Icy burrow

Luce had never before slept in a snow cave. This accidental fact seemed entirely natural to me, since Luce is after all a research fellow who spends most of his hours squinting through a microscope, and the rest at a clapboard house in suburban Connecticut, where the snow is rarely deep enough for a cottontail rabbit -- let alone an aging six-foot, six-inch scholar -- to burrow into it and go to sleep. Yet it was a point of minor but abiding frustration to Luce. He had climbed mountains, descended canyons, floated rivers, but never -- small thing -- slept a night in a snow cave. For a variety of reasons, including healthy curiosity and incipient asceticism, it was getting him down. And so, from the very first evening I met Luce, at a wedding in Tulsa where the groom persisted in introducing me libelously as "the one from Montana who lives in an ice cave" ("Do you really?" "Not in the summer.") The onus was heavy on me to rescue Luce from this deprivation.

I had actually sworn off snow caves myself after a particularly annoying slush-cave experience on a solo ski trip taken up the Lochsa River slightly too late one March; retired my folding shovel; and bought a decent winter tent. But for such a fine eager adventurous friend as Luce, I was willing to violate my resolutions. I told him to make his plane reservation for the first week in February, when we could count on cold temperatures, deep drifts, firm cornices, and a full moon.

A full moon is a great asset on any snow- camping trip, a practical asset as well as an aesthetic one (whether or not you have been sensible enough to provide yourself with a tent), because when a full moon shines on an open mountainside covered with snow, the effect is a magical lambency, like lingering summer twilight. The frozen meadows and windblown white knobs glow with the luminosity of an oilskin lampshade. Forget flashlights, forget lanterns -- ski wide-eyed at midnight along roller coaster ridges without snapping a switch: moonlight like nowhere else ever. I took Luce snow-spelunking into the Highland Mountains the night of February's full moon, on the theory that this trip might need all the assets that could be assembled.

Luce on a pair of cross-country skis is roughly as graceful as Willie Stargell might be on disco skates, but we reached the ridgetop I had in mind by late afternoon, before he was more than mildly self-defeated. Along the ridge line was a stiff cornice blown up and packed solid by winds from the southwest, with a face like a seven-foot Hawaiian wave breaking to leeward. We stamped down enough snow to form a sturdy platform where we could stand and cook without sinking in to our ships, and then I began digging.

I cut a door, scooping out impacted scallops of snow. After a half hour I was on my knees, extending a corridor back into the cornice. After an hour I was on my back like a hard-rock miner, six feet in, under 500 pounds of snow, carving a narrow tubelike bedroom perpendicularly off to the left, then another to the right, spacious enough for the rangy body of Luce, this particular cave taking the shape of a lopsided T. Then concave ceilings were shaved out above, to supply archlike roof support when the interior surface froze rock-icy with condensation. Meanwhile Luce hauled out the loose snow in a plastic bucket on the end of a cord and cheered encouragement at my feet:

"Quammen, it's a wonderful cave. It's wonderful."

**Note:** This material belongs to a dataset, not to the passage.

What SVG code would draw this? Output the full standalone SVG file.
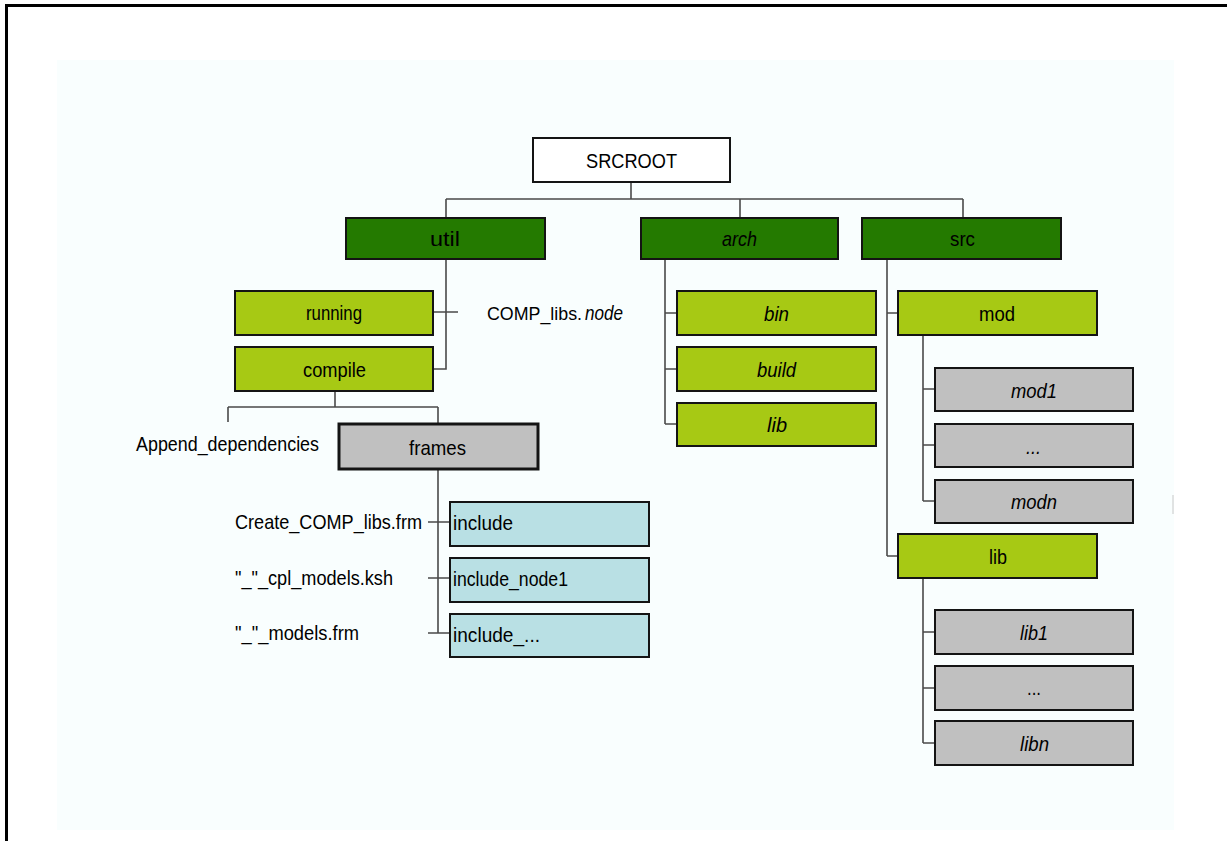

"You want to dig for a while?"

"No, I'm watching. I'm learning."

Then a small hemispherical ledge was scooped out of one wall, to hold a candle that would serve as bedside light. Then finally an air hole was driven down from above with a ski pole. By this time the sun had set, the night chill was flowing in like a heavy tide, and I remembered part of what I dislike about snow caves: building one makes you very tired and very wet. But Luce was right: as two-man caves go, this one was the Ritz.

We had a tetrazzini and two rounds of cocoa, and then skied up the bridge line to stand for a half hour gazing up at the moon and down at the lights of Butte. By night, in winter, from a healthy distance, bowled around on all sides by the Highlands, even Butte is beautiful.

Immune to claustrophobia, tucked snugly into his icy tube and swaddled with three pounds of goose down, Luce slept the innocent sleep of a Fudgesicle. He woke with a stiff neck, a lightly bruised hip, a sleeping bag covered with frost , and an odd grin that he couldn't quite control. He had what he had wanted.

Outside the sky was a wild unsmudged blue and the snow was gleaning like polished chrome. We skied down off the ridge that morning, careening along a glazed trail, but before we were even out of the woods, Luce was talking as though one night in a snow cave -- small thing -- might somehow have changed his life. I don't claim to know how; somehow. When I put him back on the plane, he was talking about forsaking New Haven, peeling his eye away from the microscope, moving himself to Montana.

"You could specialize in frostbite."

"I'm serious."

"It's a fine idea, Luce. I'm a ll for it," I said genuinely. "I'll buy you a tent."